Digital Is Destroying Everything

What the Tech Giants Won't Tell You about How Robots, Big Data, and Algorithms Are Radically Remaking Your Future

By (author) Andrew V. Edwards

Publication date:

01 June 2015

Length of book:

246 pages

Publisher

Rowman & Littlefield Publishers

ISBN-13: 9781442246515

Every year, perhaps even every week, there is some new gadget, device, service, or other digital offering intended to make our lives easier, better, more fun, or more instantaneous--making it that much harder to question how anything digital can be bad for us. Digital has created some wonderful things and we can hardly imagine life without them. But digital—the most relentless social and economic juggernaut humanity has unleashed in centuries—is also destroying much we had taken for granted. And what is your place in this brave new world?

In
Digital Is Destroying Everything, futurist and digital marketing consultant Andrew Edwards tours the “blasted heath” digital is leaving behind and takes a fearless look at the troubled landscape that may lie ahead.
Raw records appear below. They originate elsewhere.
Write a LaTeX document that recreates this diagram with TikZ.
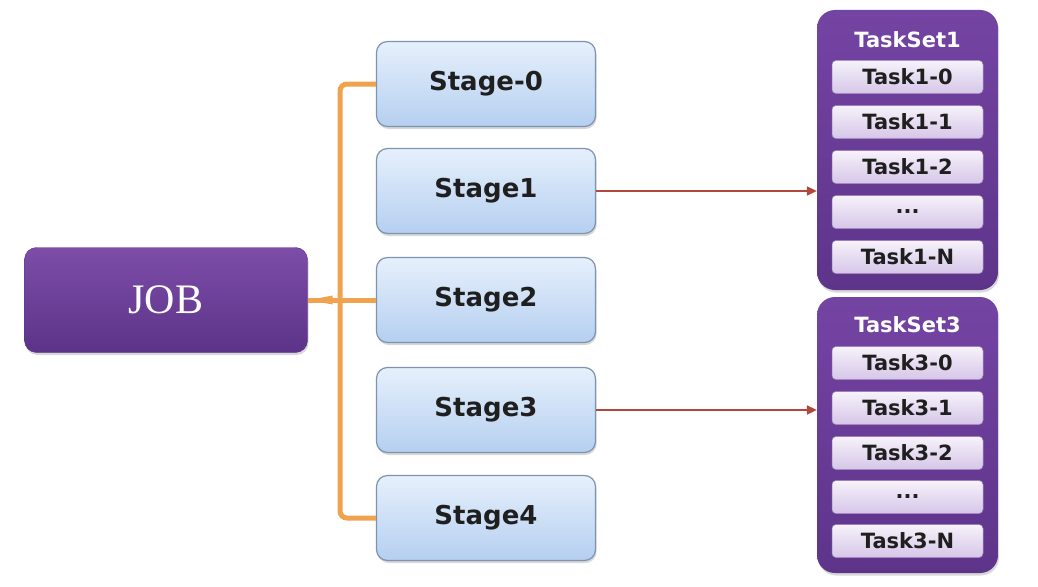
\documentclass[tikz,border=0pt]{standalone}
\usepackage{fontspec}
\setmainfont{DejaVu Sans}
\newfontfamily\jobfont{Liberation Serif}
\usetikzlibrary{arrows.meta,shadows}
\definecolor{jobtop}{HTML}{7D4DA8}
\definecolor{jobbot}{HTML}{5C3388}
\definecolor{stagetop}{HTML}{E6F0FC}
\definecolor{stagebot}{HTML}{B5CFF0}
\definecolor{stageline}{HTML}{7D93B0}
\definecolor{settop}{HTML}{7444A3}
\definecolor{setbot}{HTML}{5E348A}
\definecolor{tasktop}{HTML}{F6F2FA}
\definecolor{taskbot}{HTML}{D5C6E8}
\definecolor{orangeline}{HTML}{F0A24E}
\definecolor{redline}{HTML}{B2483C}
\tikzset{
  shade/.style={drop shadow={opacity=0.3,shadow xshift=1pt,shadow yshift=-2.5pt}},
  jobbox/.style={shade,rounded corners=12pt,top color=jobtop,bottom color=jobbot,draw=jobbot,
    minimum width=283pt,minimum height=105pt,text=white,font=\jobfont\fontsize{42}{42}\selectfont},
  stagebox/.style={shade,rounded corners=11pt,top color=stagetop,bottom color=stagebot,draw=stageline,line width=1.2pt,
    minimum width=219pt,minimum height=85pt,font=\bfseries\fontsize{26}{26}\selectfont,text=black!88},
  setbox/.style={shade,rounded corners=18pt,top color=settop,bottom color=setbot,draw=none},
  settitle/.style={text=white,font=\bfseries\fontsize{21}{21}\selectfont},
  taskbox/.style={rounded corners=4pt,top color=tasktop,bottom color=taskbot,draw=setbot!60,line width=0.5pt,
    minimum width=151pt,minimum height=33pt,font=\bfseries\fontsize{21}{21}\selectfont,text=black!88},
  trunk/.style={draw=orangeline,line width=5pt,rounded corners=7pt},
  redarrow/.style={draw=redline,line width=2pt,-{Triangle[length=10pt,width=9pt]}}
}
\begin{document}
\begin{tikzpicture}[x=1pt,y=-1pt]
\useasboundingbox[fill=white] (0,0) rectangle (1038,586);
\coordinate (tk) at (340,300);
% nodes
\node[jobbox] (job) at (166,300) {JOB};
\node[stagebox] (s0) at (486,84) {Stage-0};
\node[stagebox] (s1) at (486,191) {Stage1};
\node[stagebox] (s2) at (486,300) {Stage2};
\node[stagebox] (s3) at (486,410) {Stage3};
\node[stagebox] (s4) at (486,518) {Stage4};
% task sets
\node[setbox,minimum width=181pt,minimum height=280pt] (ts1) at (907.5,150) {};
\node[settitle] (t1title) at (907.5,40) {TaskSet1};
\node[taskbox] (t10) at (907.5,77) {Task1-0};
\node[taskbox] (t11) at (907.5,122) {Task1-1};
\node[taskbox] (t12) at (907.5,167) {Task1-2};
\node[taskbox] (t1d) at (907.5,212) {...};
\node[taskbox] (t1n) at (907.5,257) {Task1-N};
\node[setbox,minimum width=181pt,minimum height=276pt] (ts3) at (907.5,435) {};
\node[settitle] (t3title) at (907.5,325) {TaskSet3};
\node[taskbox] (t30) at (907.5,363) {Task3-0};
\node[taskbox] (t31) at (907.5,408) {Task3-1};
\node[taskbox] (t32) at (907.5,453) {Task3-2};
\node[taskbox] (t3d) at (907.5,497) {...};
\node[taskbox] (t3n) at (907.5,541) {Task3-N};
% orange tree
\draw[trunk] (s0.west) -| (tk) |- (s4.west);
\draw[draw=orangeline,line width=5pt] (s2.west) -- (job.east);
\fill[orangeline] (job.east) ++(1,0) -- ++(24,-4.5) -- ++(0,9) -- cycle;
% red arrows
\draw[redarrow] (s1.east) -- (ts1.west |- s1.east);
\draw[redarrow] (s3.east) -- (ts3.west |- s3.east);
\end{tikzpicture}
\end{document}
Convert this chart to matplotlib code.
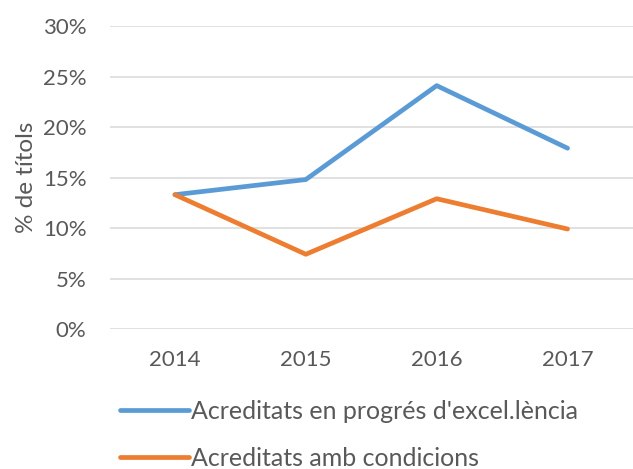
import matplotlib.pyplot as plt
from matplotlib.ticker import PercentFormatter, MultipleLocator

# dades llegides del gràfic
anys = ["2014", "2015", "2016", "2017"]
excel_lencia = [13.3, 14.8, 24.1, 17.9]
condicions = [13.3, 7.4, 12.9, 9.9]
etiquetes = ["Acreditats en progrés d'excel.lència", "Acreditats amb condicions"]

plt.rcParams['font.family'] = ['Lato', 'DejaVu Sans']
gris_text = "#595959"

fig = plt.figure(figsize=(6.33, 4.69), dpi=100)
ax = fig.add_axes([0.173, 0.2985, 0.827, 0.646])

x = range(len(anys))
ax.plot(x, excel_lencia, color="#5B9BD5", lw=3.4, solid_capstyle="round",
        solid_joinstyle="round", label=etiquetes[0])
ax.plot(x, condicions, color="#ED7D31", lw=3.4, solid_capstyle="round",
        solid_joinstyle="round", label=etiquetes[1])

ax.set_xlim(-0.5, len(anys) - 0.5)
ax.set_ylim(0, 30)
ax.yaxis.set_major_locator(MultipleLocator(5))
ax.yaxis.set_major_formatter(PercentFormatter(decimals=0))
ax.set_xticks(list(x))
ax.set_xticklabels(anys)
ax.grid(axis="y", color="#D9D9D9", lw=1.1)
ax.set_axisbelow(True)
for s in ax.spines.values():
    s.set_visible(False)
ax.tick_params(length=0, labelsize=16, labelcolor=gris_text)
ax.tick_params(axis="y", pad=16.5)
ax.tick_params(axis="x", pad=15)
ax.set_ylabel("% de títols", fontsize=17.5, color=gris_text, labelpad=4)

# llegenda a sota del gràfic
fig.legend(loc="center left", bbox_to_anchor=(0.19, 0.073), bbox_transform=fig.transFigure,
           frameon=False, fontsize=18, labelcolor=gris_text, handlelength=2.75,
           handletextpad=0.08, labelspacing=0.95, borderaxespad=0, borderpad=0)

fig.savefig("out.png", dpi=100)
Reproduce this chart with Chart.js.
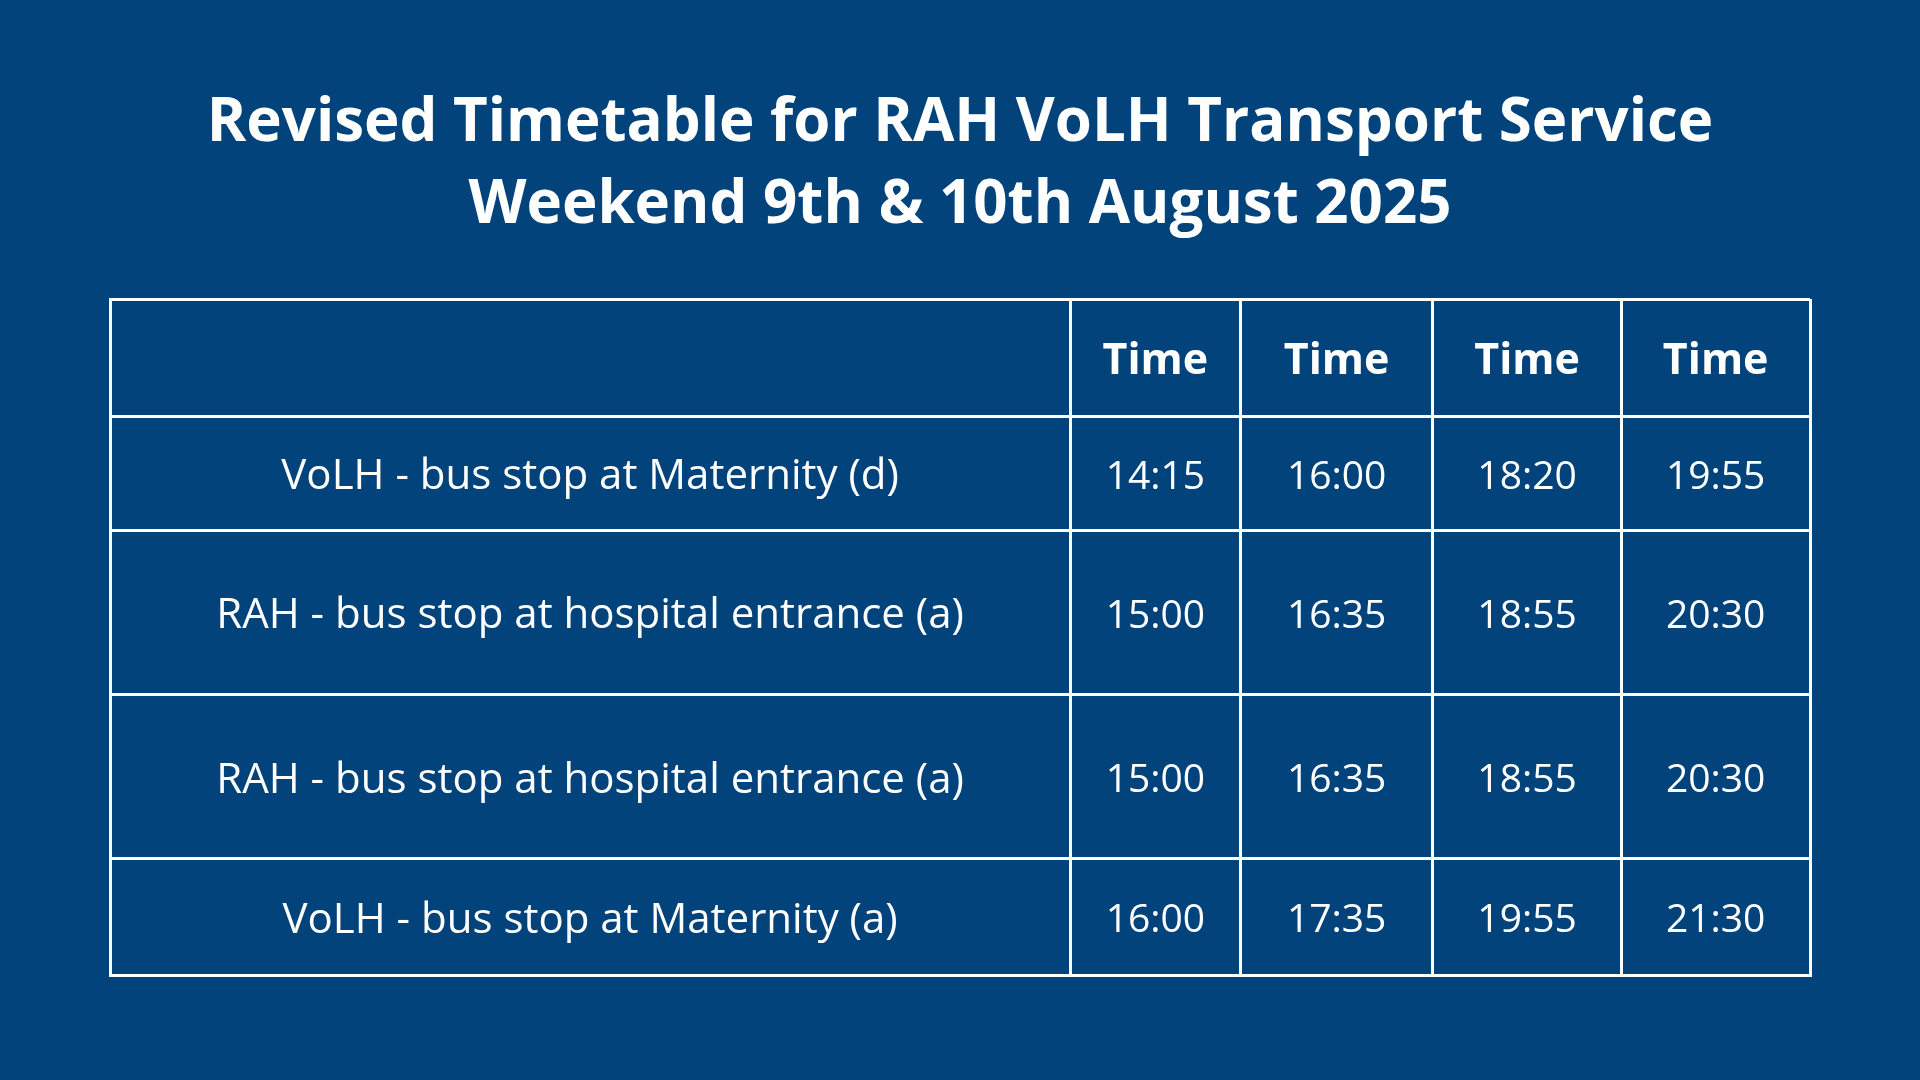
<!DOCTYPE html>
<html>
<head>
<meta charset="utf-8">
<script src="https://cdn.jsdelivr.net/npm/chart.js@4"></script>
<style>
  html, body { margin: 0; padding: 0; background: #03437b; }
  #wrap { width: 1920px; height: 1080px; }
</style>
</head>
<body>
<div id="wrap"><canvas id="table"></canvas></div>
<script>
// Data
const titleLines = ['Revised Timetable for RAH VoLH Transport Service', 'Weekend 9th & 10th August 2025'];
const headers = ['', 'Time', 'Time', 'Time', 'Time'];
const stops = [
  'VoLH - bus stop at Maternity (d)',
  'RAH - bus stop at hospital entrance (a)',
  'RAH - bus stop at hospital entrance (a)',
  'VoLH - bus stop at Maternity (a)'
];
const times1 = ['14:15', '15:00', '15:00', '16:00'];
const times2 = ['16:00', '16:35', '16:35', '17:35'];
const times3 = ['18:20', '18:55', '18:55', '19:55'];
const times4 = ['19:55', '20:30', '20:30', '21:30'];

// Layout (grid edges in reference units)
const colEdges = [90, 874, 1013, 1170, 1324, 1478];
const rowEdges = [244, 340, 433, 567, 701, 796];
const white = '#ffffff';
const font = '"Open Sans", "Noto Sans", sans-serif';

const tablePlugin = {
  id: 'tableText',
  afterDraw(chart) {
    const ctx = chart.ctx;
    const x = chart.scales.x, y = chart.scales.y;
    ctx.save();
    ctx.fillStyle = white;
    ctx.textAlign = 'center';
    ctx.textBaseline = 'middle';
    // title
    ctx.font = `bold 60px ${font}`;
    ctx.fillText(titleLines[0], chart.width / 2, 124);
    ctx.fillText(titleLines[1], chart.width / 2, 206);

    const cx = i => x.getPixelForValue((colEdges[i] + colEdges[i + 1]) / 2);
    const cy = j => y.getPixelForValue((rowEdges[j] + rowEdges[j + 1]) / 2) + 4;
    ctx.font = `bold 43px ${font}`;
    headers.forEach((h, i) => ctx.fillText(h, cx(i), cy(0)));
    ctx.font = `42px ${font}`;
    stops.forEach((v, j) => ctx.fillText(v, cx(0), cy(j + 1)));
    ctx.font = `39px ${font}`;
    [times1, times2, times3, times4].forEach((col, i) =>
      col.forEach((v, j) => ctx.fillText(v, cx(i + 1), cy(j + 1))));
    ctx.restore();
  }
};

const gridOpts = { color: white, lineWidth: 3, drawTicks: false };
const borderOpts = { display: true, color: white, width: 3 };

new Chart(document.getElementById('table'), {
  type: 'scatter',
  data: { datasets: [{ data: [] }] },
  options: {
    responsive: true,
    maintainAspectRatio: false,
    animation: false,
    layout: { padding: { left: 110, right: 110, top: 299, bottom: 105 } },
    plugins: { legend: { display: false }, tooltip: { enabled: false }, title: { display: false } },
    scales: {
      x: {
        type: 'linear', min: colEdges[0], max: colEdges[colEdges.length - 1],
        afterBuildTicks: s => { s.ticks = colEdges.map(v => ({ value: v })); },
        ticks: { display: false }, grid: gridOpts, border: borderOpts
      },
      y: {
        type: 'linear', reverse: true, min: rowEdges[0], max: rowEdges[rowEdges.length - 1],
        afterBuildTicks: s => { s.ticks = rowEdges.map(v => ({ value: v })); },
        ticks: { display: false }, grid: gridOpts, border: borderOpts
      }
    }
  },
  plugins: [tablePlugin]
});
</script>
</body>
</html>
The book is not, despite its title, a dystopian rant against all things digital and technological. Instead, expect to find a lively investigation into the ways digital has opened us to new and sometimes quite wonderful experiences, driven down costs for consumers, and given information a chance to be free. But the book also takes a clear-eyed look at many of the good (and sometimes bad) things—businesses and behaviors—digital has destroyed, and how the world may be diminished, compromised, and altered forever in its wake. This tour of the effects of digital technologies on our lives is sure to raise questions, touch a nerve, and enlighten even the most dedicated digital enthusiasts.

Digital marketing executive Edwards has some valid. . . .points to make about the wide-ranging effects of digital communications technology. According to Edwards, the ever-growing role of the online world has crippled brick and mortar retail, endangered the future of cities, weakened human connections, exterminated privacy, and made perpetual underemployment almost inevitable—and that’s just a partial list. Edwards does acknowledge the hyperbole of the title and the book’s general thrust; the penultimate chapter. . . .enumerate[s] how the interconnected world has changed lives for the better. He notes how hard some things were before the digital revolution, and believes that it’s 'possible that digital is the equivalent of agriculture in the evolution of the species.' Despite this effort at balance, readers will come away with a growing sense of unease at how insidiously digital advances have invaded our lives and modes of thinking.